Sophia and Philosophia


I am haunted by a memory I never lived. My mother and father are sitting in their house in Brooklyn with my baby sister watching the 1969 moon landing. Born in 1971, I wasn’t there. But I spent my toddler years in the waning residue of excitement about the landing and listening to adults talk about where they had watched it. As a child, I was baffled by how vivid this event that occurred without me was to people of my parents’ age. Except for some surviving pictures of the living room, I never knew the house in which they saw Neil Armstrong take a giant leap for mankind.

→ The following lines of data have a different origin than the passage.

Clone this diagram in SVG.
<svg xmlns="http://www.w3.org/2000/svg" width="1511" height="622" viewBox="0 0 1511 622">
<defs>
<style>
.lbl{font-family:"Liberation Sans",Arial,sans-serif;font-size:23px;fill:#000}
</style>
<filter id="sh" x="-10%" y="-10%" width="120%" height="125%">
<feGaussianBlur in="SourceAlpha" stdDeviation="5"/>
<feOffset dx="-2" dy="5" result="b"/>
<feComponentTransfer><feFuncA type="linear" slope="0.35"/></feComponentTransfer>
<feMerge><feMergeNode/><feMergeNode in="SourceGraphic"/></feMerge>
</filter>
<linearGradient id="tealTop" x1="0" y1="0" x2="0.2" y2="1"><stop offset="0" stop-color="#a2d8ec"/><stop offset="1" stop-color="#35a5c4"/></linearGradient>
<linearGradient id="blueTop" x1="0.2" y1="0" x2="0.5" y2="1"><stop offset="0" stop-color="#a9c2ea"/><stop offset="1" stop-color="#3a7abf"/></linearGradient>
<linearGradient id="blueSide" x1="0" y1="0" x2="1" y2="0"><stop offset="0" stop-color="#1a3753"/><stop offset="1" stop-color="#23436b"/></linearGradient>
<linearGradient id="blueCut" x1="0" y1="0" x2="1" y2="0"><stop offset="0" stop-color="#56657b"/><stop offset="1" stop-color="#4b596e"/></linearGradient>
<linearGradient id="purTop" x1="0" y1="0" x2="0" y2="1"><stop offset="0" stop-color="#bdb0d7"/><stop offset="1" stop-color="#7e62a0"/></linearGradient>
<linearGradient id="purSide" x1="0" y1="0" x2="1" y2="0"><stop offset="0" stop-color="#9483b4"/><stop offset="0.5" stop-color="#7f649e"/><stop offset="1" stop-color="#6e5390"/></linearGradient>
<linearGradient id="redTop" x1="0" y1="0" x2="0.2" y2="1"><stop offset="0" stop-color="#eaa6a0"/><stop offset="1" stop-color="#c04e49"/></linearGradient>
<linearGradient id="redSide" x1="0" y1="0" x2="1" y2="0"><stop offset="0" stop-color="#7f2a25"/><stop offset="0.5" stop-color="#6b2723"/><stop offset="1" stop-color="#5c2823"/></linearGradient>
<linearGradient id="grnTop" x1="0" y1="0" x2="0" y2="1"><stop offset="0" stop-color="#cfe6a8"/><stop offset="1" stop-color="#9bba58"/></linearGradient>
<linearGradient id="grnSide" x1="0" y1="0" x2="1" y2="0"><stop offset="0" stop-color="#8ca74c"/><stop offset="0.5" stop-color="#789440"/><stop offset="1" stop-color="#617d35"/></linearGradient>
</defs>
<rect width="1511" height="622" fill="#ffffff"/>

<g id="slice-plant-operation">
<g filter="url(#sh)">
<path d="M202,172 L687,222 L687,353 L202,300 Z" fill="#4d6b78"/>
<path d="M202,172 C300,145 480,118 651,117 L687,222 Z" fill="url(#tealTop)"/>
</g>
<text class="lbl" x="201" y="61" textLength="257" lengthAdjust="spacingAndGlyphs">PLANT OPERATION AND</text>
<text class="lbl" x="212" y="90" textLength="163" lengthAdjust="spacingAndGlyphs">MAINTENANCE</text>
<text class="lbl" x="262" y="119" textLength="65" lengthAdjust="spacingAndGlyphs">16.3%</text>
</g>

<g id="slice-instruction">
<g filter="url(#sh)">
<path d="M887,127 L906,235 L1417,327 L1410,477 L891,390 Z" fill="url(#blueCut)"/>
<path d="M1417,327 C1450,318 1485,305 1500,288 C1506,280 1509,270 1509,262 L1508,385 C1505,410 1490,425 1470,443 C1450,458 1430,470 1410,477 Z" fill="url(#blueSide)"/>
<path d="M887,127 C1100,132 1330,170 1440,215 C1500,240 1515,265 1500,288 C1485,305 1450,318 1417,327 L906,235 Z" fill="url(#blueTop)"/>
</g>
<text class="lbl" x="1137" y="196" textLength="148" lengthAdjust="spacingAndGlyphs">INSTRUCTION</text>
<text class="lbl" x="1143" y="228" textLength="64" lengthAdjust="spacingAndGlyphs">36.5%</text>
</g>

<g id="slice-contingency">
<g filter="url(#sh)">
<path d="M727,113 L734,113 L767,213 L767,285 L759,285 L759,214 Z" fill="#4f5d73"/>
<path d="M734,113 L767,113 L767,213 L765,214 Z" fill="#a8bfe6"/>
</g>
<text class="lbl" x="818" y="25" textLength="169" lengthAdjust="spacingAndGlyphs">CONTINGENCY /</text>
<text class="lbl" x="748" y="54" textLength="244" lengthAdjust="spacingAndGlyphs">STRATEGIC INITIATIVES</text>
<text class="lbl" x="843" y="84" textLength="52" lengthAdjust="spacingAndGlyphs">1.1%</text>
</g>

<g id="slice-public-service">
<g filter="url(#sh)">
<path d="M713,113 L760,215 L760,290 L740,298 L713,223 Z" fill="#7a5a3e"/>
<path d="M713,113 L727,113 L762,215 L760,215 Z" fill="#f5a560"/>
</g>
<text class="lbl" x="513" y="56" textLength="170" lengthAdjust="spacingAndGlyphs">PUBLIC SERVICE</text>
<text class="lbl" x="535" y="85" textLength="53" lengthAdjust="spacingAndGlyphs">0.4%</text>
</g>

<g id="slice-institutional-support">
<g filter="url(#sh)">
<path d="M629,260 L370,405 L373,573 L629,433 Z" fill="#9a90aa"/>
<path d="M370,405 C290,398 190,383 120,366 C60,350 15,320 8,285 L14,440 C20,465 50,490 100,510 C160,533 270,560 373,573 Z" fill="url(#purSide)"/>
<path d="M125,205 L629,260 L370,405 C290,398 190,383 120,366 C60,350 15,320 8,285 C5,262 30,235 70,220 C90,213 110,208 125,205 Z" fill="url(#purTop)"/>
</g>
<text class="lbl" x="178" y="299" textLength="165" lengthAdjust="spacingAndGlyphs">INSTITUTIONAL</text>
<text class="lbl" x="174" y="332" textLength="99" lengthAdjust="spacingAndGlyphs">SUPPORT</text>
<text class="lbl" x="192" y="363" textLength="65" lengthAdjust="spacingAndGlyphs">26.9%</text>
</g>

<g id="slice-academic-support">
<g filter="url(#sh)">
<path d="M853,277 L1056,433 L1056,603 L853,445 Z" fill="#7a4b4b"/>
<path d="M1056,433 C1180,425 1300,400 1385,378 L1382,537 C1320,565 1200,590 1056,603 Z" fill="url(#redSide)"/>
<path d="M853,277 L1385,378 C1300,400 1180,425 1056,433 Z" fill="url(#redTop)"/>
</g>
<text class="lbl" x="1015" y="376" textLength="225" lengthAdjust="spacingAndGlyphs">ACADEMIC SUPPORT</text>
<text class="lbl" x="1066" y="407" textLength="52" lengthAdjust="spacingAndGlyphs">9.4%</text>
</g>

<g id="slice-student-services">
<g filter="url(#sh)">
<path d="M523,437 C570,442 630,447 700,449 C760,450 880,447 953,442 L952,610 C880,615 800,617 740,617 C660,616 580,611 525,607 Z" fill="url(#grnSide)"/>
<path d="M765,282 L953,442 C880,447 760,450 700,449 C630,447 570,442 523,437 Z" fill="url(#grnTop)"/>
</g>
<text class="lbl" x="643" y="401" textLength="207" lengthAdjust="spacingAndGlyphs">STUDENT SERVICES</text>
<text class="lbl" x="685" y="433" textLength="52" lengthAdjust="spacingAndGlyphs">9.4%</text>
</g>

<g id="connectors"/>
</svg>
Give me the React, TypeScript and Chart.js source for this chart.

My father burned it down within a couple of years of purchasing it and collected the insurance on it, because, as he repeated anytime I asked him, “suddenly, within a matter of months, the street went from all white to all black,” or as he actually said in the Dominican-Spanish of his time, una balsa de morenos. My dad didn’t realize or didn’t want to admit that he was among the first blacks or morenos in the balsa to move into the area. So I, a man who spent his formative years after his parents’ divorce living in Washington Heights, Manhattan, as a border in the apartments of Dominican immigrants, am fascinated by that day. The moon shot. American flag in an alien world. A house in Brooklyn. New York City. My dad. Property owner. Less than a decade after immigrating as an exile from Trujillo’s dictatorship. The American Dream. Burnt to the ground because of the grimy, earthly meeting of U.S. racism and good old fashioned Latin American racial self-hatred.